Allies of Corbyn are reluctant to be pushed into a deal that they fear could leave him “imprisoned” within his own shadow cabinet but are also aware of the need for a plan to bring the party back together after Saturday’s vote.
A source close to the leader told the Guardian that Corbyn was ready for talks as a means of “trying to bring the PLP and Labour party leadership back together” but said that he would not be rushed. Instead of an agreement by Saturday night, when the group meets again, he suggested a special NEC away day in a month or so to pin down the plans.
The NEC did agree to have two new members with full voting rights from the Scottish and Welsh executives. In a vote that was passed by 16 to 14, they said those individuals would be frontbenchers, which one insider said was “controversial” because that could tip the finely balanced make-up of the executive away from Corbyn supporters.
Sources said the party leader was wrongly seen as having abstained in the vote that will allow Labour’s leader in Scotland, Kezia Dugdale – who has been critical of Corbyn – to join the committee as a full member. Instead Corbyn opposes the idea, the sources said, because he believes members ought to vote to appoint the NEC.
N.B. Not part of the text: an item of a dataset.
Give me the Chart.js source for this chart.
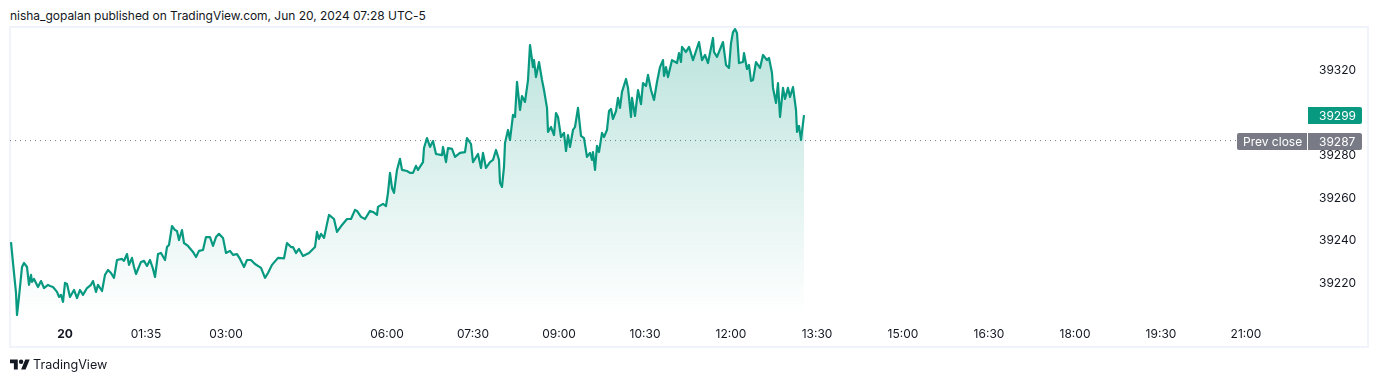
<!DOCTYPE html>
<html>
<head>
<meta charset="utf-8">
<title>DJI</title>
<script src="https://cdn.jsdelivr.net/npm/chart.js@4/dist/chart.umd.min.js"></script>
<style>
  html, body { margin: 0; padding: 0; background: #fff; }
  body { width: 1378px; height: 382px; position: relative; overflow: hidden; font-family: Inter, sans-serif; color: #131722; }
  #head { position: absolute; left: 10px; top: 8px; font-size: 12px; line-height: 15px; white-space: nowrap; letter-spacing: -0.03px; }
  #frame { position: absolute; left: 9px; top: 26px; width: 1356px; height: 318px; border: 2px solid #f0f3fa; }
  #chart { position: absolute; left: 0; top: 0; }
  #brand { position: absolute; left: 10px; top: 357px; font-size: 12.6px; line-height: 16px; display: flex; align-items: center; }
  #brand svg { width: 20px; height: 16px; margin-right: 3px; }
</style>
</head>
<body>
<div id="head">nisha_gopalan published on TradingView.com, Jun 20, 2024 07:28 UTC-5</div>
<div id="frame"></div>
<canvas id="chart" width="1378" height="382"></canvas>
<div id="brand"><svg viewBox="0 0 36 28"><path fill="#131722" d="M14 22H7V11H0V4h14v18zM28 22h-8l7.5-18h8L28 22z"/><circle fill="#131722" cx="20" cy="8" r="4"/></svg>TradingView</div>
<script>
// bar number along the time axis, one per price below
const bars = [
  1, 3, 6, 7, 9, 12, 14, 17, 19, 21, 22, 24, 28, 31, 34, 38, 40, 43, 47, 49, 51, 53, 55, 57, 60, 64, 67, 70, 73, 77,
  81, 83, 86, 88, 92, 95, 98, 101, 104, 107, 112, 114, 117, 119, 122, 124, 126, 131, 134, 137, 140, 143, 145, 148, 151, 155, 157, 159, 162, 165,
  167, 169, 172, 174, 178, 183, 186, 189, 193, 196, 200, 203, 206, 209, 213, 216, 220, 223, 227, 230, 234, 237, 241, 245, 251, 255, 258, 262, 268,
  274, 277, 281, 283, 286, 289, 293, 299, 305, 307, 309, 311, 314, 317, 319, 324, 327, 332, 337, 341, 345, 347, 351, 355, 360, 363, 367, 368, 373, 376, 378, 380, 382, 384, 387, 390, 392,
  397, 400, 403, 406, 408, 413, 414, 417, 420, 423, 426, 432, 433, 436, 438, 442, 445, 450, 455, 457, 461, 463, 468, 471, 473, 476, 480, 483, 486, 489, 490, 492, 494, 495,
  498, 500, 503, 505, 507, 510, 512, 515, 518, 520, 523, 524, 526, 529, 532, 534, 537, 538, 541, 544, 546, 548, 551, 554, 556, 558, 560, 563, 565, 568, 571, 574, 577, 580, 582, 583, 585, 587, 589, 592, 594, 597, 599, 601, 603, 606, 608, 610, 612,
  616, 618, 621, 622, 625, 628, 631, 633, 636, 638, 641, 644, 647, 650, 653, 654, 656, 658, 662, 667, 669, 671, 672, 676, 679, 683, 687, 689, 692, 695, 698, 703, 704, 707, 713, 716, 719, 721, 723, 725, 727, 729, 733, 734, 737, 739, 741, 743, 746, 750, 753, 757, 759, 762, 763, 766, 768, 770, 773, 775, 778, 780, 783, 786, 787, 789, 791, 794
];

const prices = [
  39239.2, 39229.4, 39215.3, 39204.9, 39213.4, 39227.5, 39229.4, 39227.5, 39219.1, 39223.8, 39220.5, 39221.9, 39218.1, 39220.9, 39217.6, 39219.1, 39218.6, 39218.1, 39215.8, 39213.4, 39214.4, 39211.1, 39220, 39219.5, 39213.4, 39216.7, 39212.9, 39216.7, 39214.4, 39217.6,
  39219.1, 39220.9, 39215.8, 39219.1, 39216.2, 39223.8, 39226.1, 39224.7, 39222.4, 39230.8, 39231.3, 39230.4, 39233.6, 39228.5, 39231.8, 39227.5, 39224.2, 39229.9, 39230.4, 39228, 39230.8, 39226.6, 39222.8, 39233.6, 39234.1, 39230.8, 39236.9, 39237.9, 39246.8, 39244.9,
  39244.5, 39240.2, 39244.9, 39238.8, 39237.4, 39234.6, 39232.2, 39235.1, 39235.5, 39241.6, 39241.6, 39237.4, 39241.6, 39243.1, 39241.2, 39234.1, 39235.1, 39233.2, 39233.6, 39231.3, 39227.5, 39230.8, 39230.8, 39228.9, 39227.1, 39222.4, 39224.7, 39228.5, 39231.8,
  39231.6, 39238.8, 39236.9, 39236.9, 39234.1, 39236, 39232.7, 39234.1, 39236.9, 39244, 39240.7, 39243.1, 39241.2, 39247.8, 39252, 39250.1, 39244, 39247.3, 39250.1, 39250.1, 39254.4, 39253.9, 39251.1, 39250.1, 39253.9, 39253.4, 39252, 39255.8, 39257.2, 39256.2, 39262.4, 39271.8, 39264.7, 39262.4, 39273.2, 39278.4, 39273.2,
  39272.7, 39271.8, 39271.8, 39275.1, 39273.2, 39276.9, 39283.5, 39288.2, 39284, 39286.8, 39280.7, 39280.2, 39284, 39276.9, 39283.5, 39283.1, 39279.3, 39281.2, 39281.6, 39288.2, 39285.4, 39276.9, 39280.7, 39274.1, 39281.2, 39274.1, 39276.9, 39277.9, 39282.6, 39277.9, 39267.1, 39265.2, 39274.6, 39285.9,
  39292, 39287.3, 39299.1, 39298.1, 39314.6, 39301.4, 39308, 39305.2, 39315.5, 39332, 39321.6, 39324.9, 39316.9, 39324, 39315.5, 39310.8, 39302.4, 39291.1, 39293.4, 39289.6, 39300, 39298.1, 39288.7, 39290.6, 39282.1, 39289.6, 39284, 39292, 39293.4, 39302.4, 39289.2, 39288.2, 39279.3, 39281.2, 39277.9, 39281.6, 39273.2, 39284.5, 39281.6, 39290.6, 39288.7, 39292, 39300.9, 39301.9, 39297.2, 39300.9, 39307.1, 39302.4, 39309.9,
  39316, 39311.8, 39298.1, 39307.1, 39298.6, 39310.8, 39304.2, 39314.1, 39312.7, 39317.9, 39310.8, 39306.1, 39314.6, 39321.6, 39324.9, 39317.4, 39321.6, 39316.9, 39324.9, 39323.5, 39328.2, 39324, 39331.1, 39328.7, 39331.1, 39324.9, 39330.6, 39333.4, 39324.9, 39327.3, 39323.5, 39335.3, 39328.7, 39326.4, 39333.4, 39322.6, 39321.2, 39332.9, 39338.1, 39339.5, 39337.6, 39323.5, 39324, 39328.2, 39320.7, 39322.6, 39315.1, 39315.5, 39324, 39321.2, 39327.3, 39324.9, 39325.9, 39318.8, 39311.8, 39304.7, 39314.1, 39298.1, 39311.8, 39306.6, 39311.8, 39307.5, 39312.2, 39301.4, 39291.1, 39293.9, 39287.3, 39299
];

const timeTicks = [55, 136, 216, 377, 463, 549, 635, 721, 807, 893, 979, 1065, 1151, 1236];
const timeLabels = ["20", "01:35", "03:00", "06:00", "07:30", "09:00", "10:30", "12:00", "13:30", "15:00", "16:30", "18:00", "19:30", "21:00"];
const priceTicks = [39220, 39240, 39260, 39280, 39320];
const prevClose = 39287;
const prevCloseEnd = 1227;
const lastPrice = prices[prices.length - 1];

const GREEN = "#089981";
const GREY = "#787b86";

function priceGradient(context) {
  const { chart } = context;
  if (!chart.chartArea) return "transparent";
  const y = chart.scales.y;
  const g = chart.ctx.createLinearGradient(0, y.getPixelForValue(Math.max(...prices)), 0, y.getPixelForValue(Math.min(...prices)));
  g.addColorStop(0, "rgba(8, 153, 129, 0.28)");
  g.addColorStop(1, "rgba(8, 153, 129, 0)");
  return g;
}

function roundedBox(ctx, x, y, w, h, radii, color) {
  ctx.fillStyle = color;
  ctx.beginPath();
  ctx.roundRect(x, y, w, h, radii);
  ctx.fill();
}

// price tags on the right axis
const priceTags = {
  id: "priceTags",
  afterDraw(chart) {
    const { ctx } = chart;
    const y = chart.scales.y;
    const lastY = Math.round(y.getPixelForValue(lastPrice));
    const prevY = Math.round(y.getPixelForValue(prevClose));
    ctx.save();
    ctx.font = "12px Inter, sans-serif";
    ctx.textBaseline = "middle";
    ctx.textAlign = "left";

    roundedBox(ctx, 1308, lastY - 8, 54, 17, [0, 2, 2, 0], GREEN);
    roundedBox(ctx, 1237, prevY - 8, 70, 17, [2, 0, 0, 2], GREY);
    roundedBox(ctx, 1308, prevY - 8, 54, 17, [0, 2, 2, 0], GREY);

    ctx.fillStyle = "#ffffff";
    ctx.fillText(String(lastPrice), 1319, lastY + 1);
    ctx.fillText("Prev close", 1243, prevY + 1);
    ctx.fillText(String(prevClose), 1319, prevY + 1);
    ctx.restore();
  },
};

new Chart(document.getElementById("chart"), {
  type: "line",
  data: {
    datasets: [
      {
        data: bars.map((b, i) => ({ x: b, y: prices[i] })),
        borderColor: GREEN,
        borderWidth: 2.2,
        backgroundColor: priceGradient,
        fill: { value: Math.min(...prices) },
        pointRadius: 0,
        tension: 0,
        borderJoinStyle: "round",
      },
      {
        data: [{ x: 0, y: prevClose }, { x: prevCloseEnd, y: prevClose }],
        borderColor: GREY,
        borderWidth: 1,
        borderDash: [1, 4],
        fill: false,
        pointRadius: 0,
      },
    ],
  },
  options: {
    responsive: false,
    animation: false,
    layout: { padding: { left: 10, top: 28, right: 0, bottom: 0 } },
    plugins: { legend: { display: false }, title: { display: false }, tooltip: { enabled: false } },
    scales: {
      x: {
        type: "linear",
        min: 0,
        max: 1272,
        grid: { display: false, drawTicks: false },
        border: { display: false },
        afterBuildTicks: (scale) => { scale.ticks = timeTicks.map((value) => ({ value })); },
        afterFit: (scale) => { scale.height = 64; scale.paddingLeft = 0; scale.paddingRight = 0; },
        ticks: {
          autoSkip: false,
          maxRotation: 0,
          padding: 9,
          color: "#131722",
          font: (c) => ({ family: "Inter, sans-serif", size: 12, weight: c.index === 0 ? "bold" : "normal" }),
          callback: (v, i) => timeLabels[i],
        },
      },
      y: {
        position: "right",
        min: 39203.5,
        max: 39340,
        grid: { display: false, drawTicks: false },
        border: { display: false },
        afterBuildTicks: (scale) => { scale.ticks = priceTicks.map((value) => ({ value })); },
        afterFit: (scale) => { scale.width = 96; scale.paddingTop = 0; scale.paddingBottom = 0; },
        ticks: {
          padding: 37,
          color: "#131722",
          font: { family: "Inter, sans-serif", size: 12 },
          callback: (v) => String(v),
        },
      },
    },
  },
  plugins: [priceTags],
});
</script>
</body>
</html>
The leader’s campaign team held a “super Tuesday” exercise in which his supporters used a smartphone app that allowed them to call hundreds of members each in order to try to persuade them to back Corbyn in the final hours before Wednesday’s voting deadline.
Meanwhile, Owen Smith – Corbyn’s challenger and a former shadow welfare secretary – wrote an open letter to Labour party members and supporters about what he called a “long and bruising contest” that he admitted many had not wanted. “Our party is at a crossroads and the choice we face is between renewing our party to pursue unity and power, or satisfying ourselves with ongoing division and opposition. It’s the clearest choice we have had to face in a generation. A choice that will not just determine the future of our party, but the future of the millions of people in Britain who need Labour in power,” he wrote.
Smith argued that he saw what the Tories did to the country in the 1980s and said he felt it was happening again with a “hard right agenda … Throughout this campaign I have been deeply humbled by the support and backing I have received from people and organisations across our movement: GMB, Usdaw, Community Union, the Musicians’ Union, the Socialist Health Association, Jewish Labour Movement, Labour Movement for Europe, hundreds of volunteers and more than 1,000 councillors,” he said, adding that whatever the outcome he would go on making arguments about health, investment, austerity, inequality and Brexit.
Corbyn’s team accused Smith and his allies of talking Labour down by arguing that the current leader was unelectable and said it was unacceptable to inflict that type of damage on the party. One spokesman said: “What surprised me in the last few days is that we have not had any calls for unity from Owen Smith. Normally at this stage – if you think you are going to win, you say that people should respect the outcome and work together.”